Virginia UCC joins indigenous community in response to COVID-19 pandemic
Members of a Virginia church community are reaching out to family and friends in their home country as they try to navigate the difficulties presented by the coronavirus pandemic.
Four members of the Ixil community in the Virginia suburbs of Washington, D.C., broadcast a live video on Facebook March 17, with prayers and health information for their family and friends here and in Guatemala.
They are reaching out to hundreds of families whose first language is Mayan Ixil and are among those served by the Centreville Immigration Forum, founded by Wellspring United Church of Christ in Centreville and supported by many area community partners since 2010.
Geronimo, who was a community leader in Guatemala under threat for human rights work before fleeing to the U.S., said “there is a lot of stress in the community here. Several people came to me declaring they are going to get a plane ticket and go home, but I told them it is not a good time to fly. We need good information about how to protect ourselves here.”
Shortly after, Guatemala closed its borders to all flights from the United States.
Geronimo also talked about how the fears of the virus bring back to indigenous Guatemalans the trauma that led to their difficult journeys away from home and remind them of their separation from family and culture. All live in the shadow and family memory of the long civil war that targeted indigenous Mayans, and brought the death of about 200,000 people and the displacement of many more.
“They remember the threats of epidemic disease that were part of the campaign against the Ixil people,” said Geronimo.
Brayan, an Ixil youth and member of Wellspring UCC, took part in the broadcast and later helped to deliver emergency food to local families. “Maseca (for tortillas) will keep people going in the emergency,” he said. Several other Wellspring congregants are helping others get emergency food, and are providing transportation to clinics for critical medical needs (not related to the virus).

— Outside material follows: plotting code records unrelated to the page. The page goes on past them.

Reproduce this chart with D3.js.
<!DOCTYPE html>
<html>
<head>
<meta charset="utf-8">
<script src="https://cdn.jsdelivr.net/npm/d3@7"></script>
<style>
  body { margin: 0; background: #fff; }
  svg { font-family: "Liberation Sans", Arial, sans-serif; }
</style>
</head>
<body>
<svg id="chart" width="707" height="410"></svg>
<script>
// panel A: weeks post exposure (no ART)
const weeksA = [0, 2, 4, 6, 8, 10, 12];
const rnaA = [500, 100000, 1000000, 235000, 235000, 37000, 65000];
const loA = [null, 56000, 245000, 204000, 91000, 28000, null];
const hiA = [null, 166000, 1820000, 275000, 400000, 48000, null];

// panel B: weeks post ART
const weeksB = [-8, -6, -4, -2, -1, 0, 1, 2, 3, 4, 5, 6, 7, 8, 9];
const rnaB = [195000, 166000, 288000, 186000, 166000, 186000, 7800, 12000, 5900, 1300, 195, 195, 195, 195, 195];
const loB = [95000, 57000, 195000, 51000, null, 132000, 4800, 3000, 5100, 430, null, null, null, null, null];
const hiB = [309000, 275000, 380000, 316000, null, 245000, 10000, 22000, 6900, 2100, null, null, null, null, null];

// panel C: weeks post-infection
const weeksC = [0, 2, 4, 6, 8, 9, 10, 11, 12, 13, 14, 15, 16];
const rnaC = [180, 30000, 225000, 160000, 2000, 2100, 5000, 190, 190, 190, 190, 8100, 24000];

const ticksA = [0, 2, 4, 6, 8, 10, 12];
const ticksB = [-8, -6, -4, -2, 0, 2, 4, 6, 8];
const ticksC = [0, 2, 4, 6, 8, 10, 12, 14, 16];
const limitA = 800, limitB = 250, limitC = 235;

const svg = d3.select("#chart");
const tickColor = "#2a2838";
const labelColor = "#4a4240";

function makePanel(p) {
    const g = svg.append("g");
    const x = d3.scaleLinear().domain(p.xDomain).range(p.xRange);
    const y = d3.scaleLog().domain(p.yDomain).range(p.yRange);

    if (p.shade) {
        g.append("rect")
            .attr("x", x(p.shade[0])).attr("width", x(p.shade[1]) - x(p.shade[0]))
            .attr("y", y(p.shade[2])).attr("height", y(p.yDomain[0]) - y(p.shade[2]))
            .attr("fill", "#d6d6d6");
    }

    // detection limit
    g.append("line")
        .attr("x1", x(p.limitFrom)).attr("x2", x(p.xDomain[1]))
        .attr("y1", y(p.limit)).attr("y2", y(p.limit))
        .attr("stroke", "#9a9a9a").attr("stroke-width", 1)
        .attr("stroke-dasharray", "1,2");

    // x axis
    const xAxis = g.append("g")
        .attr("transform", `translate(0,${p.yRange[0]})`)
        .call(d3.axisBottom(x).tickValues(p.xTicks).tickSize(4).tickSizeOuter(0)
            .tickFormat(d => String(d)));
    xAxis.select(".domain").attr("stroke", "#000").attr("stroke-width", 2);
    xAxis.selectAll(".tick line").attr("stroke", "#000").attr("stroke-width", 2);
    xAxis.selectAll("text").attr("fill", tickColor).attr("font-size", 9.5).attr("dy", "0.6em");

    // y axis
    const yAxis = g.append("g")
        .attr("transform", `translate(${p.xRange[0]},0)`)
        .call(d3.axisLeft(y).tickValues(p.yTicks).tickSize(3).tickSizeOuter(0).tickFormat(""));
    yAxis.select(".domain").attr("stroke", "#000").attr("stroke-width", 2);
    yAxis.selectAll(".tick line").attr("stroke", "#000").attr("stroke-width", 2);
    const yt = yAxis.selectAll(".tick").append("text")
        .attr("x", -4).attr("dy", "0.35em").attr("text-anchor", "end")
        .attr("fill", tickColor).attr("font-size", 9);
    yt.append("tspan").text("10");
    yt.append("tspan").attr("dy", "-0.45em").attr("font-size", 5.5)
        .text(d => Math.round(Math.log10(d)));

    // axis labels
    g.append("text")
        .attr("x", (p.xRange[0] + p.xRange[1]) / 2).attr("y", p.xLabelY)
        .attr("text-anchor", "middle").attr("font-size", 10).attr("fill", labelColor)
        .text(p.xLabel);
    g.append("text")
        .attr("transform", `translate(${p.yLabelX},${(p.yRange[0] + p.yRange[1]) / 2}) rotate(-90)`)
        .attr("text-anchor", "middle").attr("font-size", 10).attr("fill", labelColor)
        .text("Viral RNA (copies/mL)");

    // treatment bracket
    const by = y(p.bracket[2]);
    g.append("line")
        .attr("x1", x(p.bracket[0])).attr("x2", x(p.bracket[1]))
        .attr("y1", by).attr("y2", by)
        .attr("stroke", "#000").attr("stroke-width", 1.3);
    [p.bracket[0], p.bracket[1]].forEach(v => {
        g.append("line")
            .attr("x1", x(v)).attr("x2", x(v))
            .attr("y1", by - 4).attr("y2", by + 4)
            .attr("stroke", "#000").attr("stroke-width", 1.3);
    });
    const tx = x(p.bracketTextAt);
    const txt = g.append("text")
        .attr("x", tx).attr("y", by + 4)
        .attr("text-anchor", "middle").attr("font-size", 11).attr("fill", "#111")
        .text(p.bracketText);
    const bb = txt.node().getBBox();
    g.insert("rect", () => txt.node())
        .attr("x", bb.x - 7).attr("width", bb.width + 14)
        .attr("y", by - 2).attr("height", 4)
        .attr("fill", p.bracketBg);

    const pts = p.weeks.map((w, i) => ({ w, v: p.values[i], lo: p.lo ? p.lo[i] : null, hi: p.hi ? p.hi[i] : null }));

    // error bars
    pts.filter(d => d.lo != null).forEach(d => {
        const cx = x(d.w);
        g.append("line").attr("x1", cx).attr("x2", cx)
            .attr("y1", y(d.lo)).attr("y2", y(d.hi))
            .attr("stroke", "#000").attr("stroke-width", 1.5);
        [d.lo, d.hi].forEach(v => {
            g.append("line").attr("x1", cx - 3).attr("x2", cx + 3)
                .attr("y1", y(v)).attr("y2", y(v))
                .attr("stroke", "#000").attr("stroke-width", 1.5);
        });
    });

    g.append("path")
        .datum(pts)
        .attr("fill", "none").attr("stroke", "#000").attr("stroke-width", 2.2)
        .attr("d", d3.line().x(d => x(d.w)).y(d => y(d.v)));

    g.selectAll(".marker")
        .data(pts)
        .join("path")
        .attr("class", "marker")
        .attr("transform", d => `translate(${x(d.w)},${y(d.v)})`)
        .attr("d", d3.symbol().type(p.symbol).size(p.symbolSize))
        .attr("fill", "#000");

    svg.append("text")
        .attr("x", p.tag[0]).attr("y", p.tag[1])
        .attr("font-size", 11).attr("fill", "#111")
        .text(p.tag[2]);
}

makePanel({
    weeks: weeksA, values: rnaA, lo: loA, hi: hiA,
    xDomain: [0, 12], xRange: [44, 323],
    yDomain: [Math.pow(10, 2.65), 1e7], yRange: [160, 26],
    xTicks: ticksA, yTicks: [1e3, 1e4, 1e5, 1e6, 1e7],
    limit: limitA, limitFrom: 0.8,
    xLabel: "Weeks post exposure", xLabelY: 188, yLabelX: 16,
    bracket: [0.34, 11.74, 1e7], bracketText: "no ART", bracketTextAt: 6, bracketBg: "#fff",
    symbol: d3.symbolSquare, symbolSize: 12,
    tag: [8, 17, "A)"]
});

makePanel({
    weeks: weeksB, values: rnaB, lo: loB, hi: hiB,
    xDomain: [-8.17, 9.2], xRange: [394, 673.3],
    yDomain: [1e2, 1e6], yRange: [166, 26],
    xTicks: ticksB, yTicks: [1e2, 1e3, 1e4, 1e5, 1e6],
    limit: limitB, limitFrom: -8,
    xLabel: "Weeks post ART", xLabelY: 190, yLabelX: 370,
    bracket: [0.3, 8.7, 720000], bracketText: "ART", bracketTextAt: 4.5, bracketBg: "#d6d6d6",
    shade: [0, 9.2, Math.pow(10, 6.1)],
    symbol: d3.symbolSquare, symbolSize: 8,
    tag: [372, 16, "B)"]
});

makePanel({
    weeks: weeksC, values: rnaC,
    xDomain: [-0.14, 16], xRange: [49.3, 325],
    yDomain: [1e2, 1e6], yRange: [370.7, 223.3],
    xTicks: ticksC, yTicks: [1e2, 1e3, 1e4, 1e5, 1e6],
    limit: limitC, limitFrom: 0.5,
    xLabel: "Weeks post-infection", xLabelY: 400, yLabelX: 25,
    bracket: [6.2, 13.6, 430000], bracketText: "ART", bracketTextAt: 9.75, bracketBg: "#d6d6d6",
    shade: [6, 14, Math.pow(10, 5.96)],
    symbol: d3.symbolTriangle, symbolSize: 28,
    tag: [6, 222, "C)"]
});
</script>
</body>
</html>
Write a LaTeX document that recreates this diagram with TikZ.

During the broadcast, Geronimo and three other community members spoke in Ixil and Spanish about the health measures recommended by the Centers for Disease Control. They also prayed for God’s presence with the community as they face layoffs and increased food and child-care demands while schools are closed. Most work as day-laborers or in restaurants and food stores, and now these jobs are shifting across the country. Day laborers typically have few savings at the end of the winter.
There have been no cases of the virus in the Centreville indigenous community, but there is slow-down in activity. The Centreville Labor Resource Center, founded by the Forum about nine years ago, began changing its operations this week because of COVID-19. Skills training and English as a second language classes ended a week ago, and Center staff is doing job placement through phone and email. The virus also halted most of the community-building that takes place daily while workers wait for jobs, talk, play checkers, message their families back home, take classes and share information.
On Sunday, March 22, Wellspring UCC live streamed its monthly bi-lingual worship in English and Spanish on Facebook, with prayers for all of those affected by the fears and displacement of the coronavirus pandemic, both here and abroad.
Alice Foltz, a member of Wellspring UCC, is a UCNews contributor.